Shopping list: One brick fresh tofu (60 cents!), salad rolls with peanut sauce, fried onion tofu, coconut dumplings, Snapple.
Hong Phat Food Center
101 SE 82nd Ave., 253-4411.
In what used to be an old Safeway now sits the massive Hong Phat Food Center, which still kind of looks like a Safeway but infinitely more interesting. Boxes of jackfruit the size of a husky toddlers sit at the entrance and lure shoppers into an expansive produce section heavy with a sweet, tropical aroma and boasting dragon fruit, guava and lychee. Aisle after towering aisle are stocked with no less than five dozen brown sauces of the soy variety, anything that could possibly be pickled, and every size, shape and style of noodle produced. A cafe and deli on the opposite end of the store serves up lattes and pork steam buns. Fubonn, you’ve met your match. PENELOPE BASS.
Shopping list: Crate of mangoes, aloe vera spears, duck eggs, pork uteri, 50 pounds of rice.

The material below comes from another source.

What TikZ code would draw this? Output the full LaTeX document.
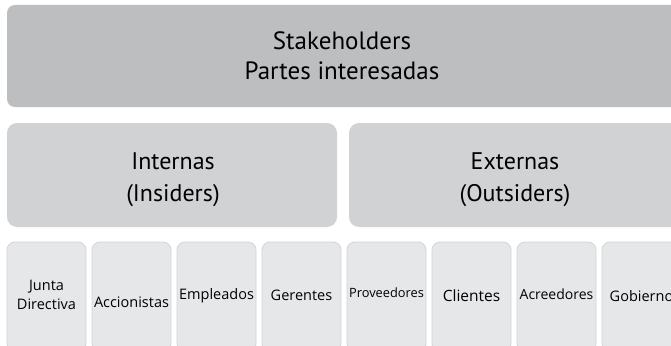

Vieng Lao Oriental Food Center
1032 N Killingsworth St., 285-7833.
Vieng Lao’s food comes from anywhere and everywhere along the East Asian Rim, with a focus on Vietnamese but including a broad variety of Filipino foods for the local community, with a huge selection of Filipino-style cracklins. Vieng Lao also houses an admirable, low-priced produce selection spanning from tamarind and galangal to simple onion and tomato, frozen seafood, a solid butcher counter that includes live crab, and a vast array of rice noodles. The meat and produce, especially, make it the shopping backbone of its neighborhood, but the array of sauces and noodles in the back make it a treat for the browser. MATTHEW KORFHAGE.
Shopping List: Cracklins, curries, rice noodles, fresh produce. Live crab any time you can get it—it sells out fast.